--- Start of DATA ---

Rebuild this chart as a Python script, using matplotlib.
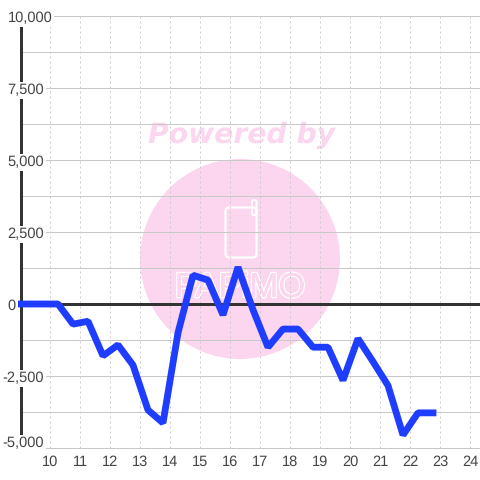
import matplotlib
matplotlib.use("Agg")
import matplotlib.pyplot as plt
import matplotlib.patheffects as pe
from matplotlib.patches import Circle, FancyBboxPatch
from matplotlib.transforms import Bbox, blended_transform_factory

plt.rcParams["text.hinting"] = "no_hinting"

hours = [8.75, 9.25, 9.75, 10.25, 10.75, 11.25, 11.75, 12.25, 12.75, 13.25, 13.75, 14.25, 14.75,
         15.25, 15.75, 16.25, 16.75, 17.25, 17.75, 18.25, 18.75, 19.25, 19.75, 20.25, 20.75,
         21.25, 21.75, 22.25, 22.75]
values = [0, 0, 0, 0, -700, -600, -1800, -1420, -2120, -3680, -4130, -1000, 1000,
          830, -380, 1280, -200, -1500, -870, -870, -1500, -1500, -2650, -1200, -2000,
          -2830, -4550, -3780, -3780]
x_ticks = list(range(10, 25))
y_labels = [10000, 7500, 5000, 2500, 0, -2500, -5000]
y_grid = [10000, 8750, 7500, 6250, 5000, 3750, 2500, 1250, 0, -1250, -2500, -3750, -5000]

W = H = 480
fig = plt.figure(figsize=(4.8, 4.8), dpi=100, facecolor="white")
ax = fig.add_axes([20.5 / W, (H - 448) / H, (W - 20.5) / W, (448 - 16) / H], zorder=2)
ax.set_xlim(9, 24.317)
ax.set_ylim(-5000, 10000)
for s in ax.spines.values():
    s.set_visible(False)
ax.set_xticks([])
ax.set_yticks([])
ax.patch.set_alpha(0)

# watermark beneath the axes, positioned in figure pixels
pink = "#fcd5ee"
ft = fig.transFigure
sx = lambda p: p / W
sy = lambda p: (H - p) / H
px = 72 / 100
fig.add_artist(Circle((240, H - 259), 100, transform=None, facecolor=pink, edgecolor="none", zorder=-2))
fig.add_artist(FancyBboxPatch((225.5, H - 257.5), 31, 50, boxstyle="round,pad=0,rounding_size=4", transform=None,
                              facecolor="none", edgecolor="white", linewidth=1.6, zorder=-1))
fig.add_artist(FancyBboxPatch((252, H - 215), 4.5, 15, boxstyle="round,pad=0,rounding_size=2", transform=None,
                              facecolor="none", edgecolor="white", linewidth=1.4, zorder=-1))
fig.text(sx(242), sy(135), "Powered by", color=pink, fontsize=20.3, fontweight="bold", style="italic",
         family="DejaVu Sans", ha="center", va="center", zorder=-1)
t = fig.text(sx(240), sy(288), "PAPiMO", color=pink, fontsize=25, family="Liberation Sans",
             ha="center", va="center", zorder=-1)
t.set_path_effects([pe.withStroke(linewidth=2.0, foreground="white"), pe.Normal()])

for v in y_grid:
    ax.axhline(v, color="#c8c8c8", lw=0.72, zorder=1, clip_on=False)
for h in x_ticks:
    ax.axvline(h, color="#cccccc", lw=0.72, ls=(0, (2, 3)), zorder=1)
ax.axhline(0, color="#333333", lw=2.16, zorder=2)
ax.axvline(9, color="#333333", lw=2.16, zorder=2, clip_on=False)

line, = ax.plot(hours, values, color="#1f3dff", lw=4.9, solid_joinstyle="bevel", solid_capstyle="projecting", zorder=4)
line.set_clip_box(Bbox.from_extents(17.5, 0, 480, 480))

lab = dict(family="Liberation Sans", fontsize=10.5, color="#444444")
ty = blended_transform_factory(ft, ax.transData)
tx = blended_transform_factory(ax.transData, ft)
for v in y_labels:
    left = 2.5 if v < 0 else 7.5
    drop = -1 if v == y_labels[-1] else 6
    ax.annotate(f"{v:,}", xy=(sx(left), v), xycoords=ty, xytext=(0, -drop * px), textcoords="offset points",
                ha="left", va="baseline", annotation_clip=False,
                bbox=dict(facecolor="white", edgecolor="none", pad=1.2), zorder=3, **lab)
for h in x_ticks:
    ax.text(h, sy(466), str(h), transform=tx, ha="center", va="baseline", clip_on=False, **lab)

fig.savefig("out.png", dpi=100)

--- End of DATA ---

*AIM*
Write down every line from the opening of the listing to the line with "ax.patch.set_alpha(0)", both included, and nothing else; the pictures are omitted.

*RESULT*
Rebuild this chart as a Python script, using matplotlib.
import matplotlib
matplotlib.use("Agg")
import matplotlib.pyplot as plt
import matplotlib.patheffects as pe
from matplotlib.patches import Circle, FancyBboxPatch
from matplotlib.transforms import Bbox, blended_transform_factory

plt.rcParams["text.hinting"] = "no_hinting"

hours = [8.75, 9.25, 9.75, 10.25, 10.75, 11.25, 11.75, 12.25, 12.75, 13.25, 13.75, 14.25, 14.75,
         15.25, 15.75, 16.25, 16.75, 17.25, 17.75, 18.25, 18.75, 19.25, 19.75, 20.25, 20.75,
         21.25, 21.75, 22.25, 22.75]
values = [0, 0, 0, 0, -700, -600, -1800, -1420, -2120, -3680, -4130, -1000, 1000,
          830, -380, 1280, -200, -1500, -870, -870, -1500, -1500, -2650, -1200, -2000,
          -2830, -4550, -3780, -3780]
x_ticks = list(range(10, 25))
y_labels = [10000, 7500, 5000, 2500, 0, -2500, -5000]
y_grid = [10000, 8750, 7500, 6250, 5000, 3750, 2500, 1250, 0, -1250, -2500, -3750, -5000]

W = H = 480
fig = plt.figure(figsize=(4.8, 4.8), dpi=100, facecolor="white")
ax = fig.add_axes([20.5 / W, (H - 448) / H, (W - 20.5) / W, (448 - 16) / H], zorder=2)
ax.set_xlim(9, 24.317)
ax.set_ylim(-5000, 10000)
for s in ax.spines.values():
    s.set_visible(False)
ax.set_xticks([])
ax.set_yticks([])
ax.patch.set_alpha(0)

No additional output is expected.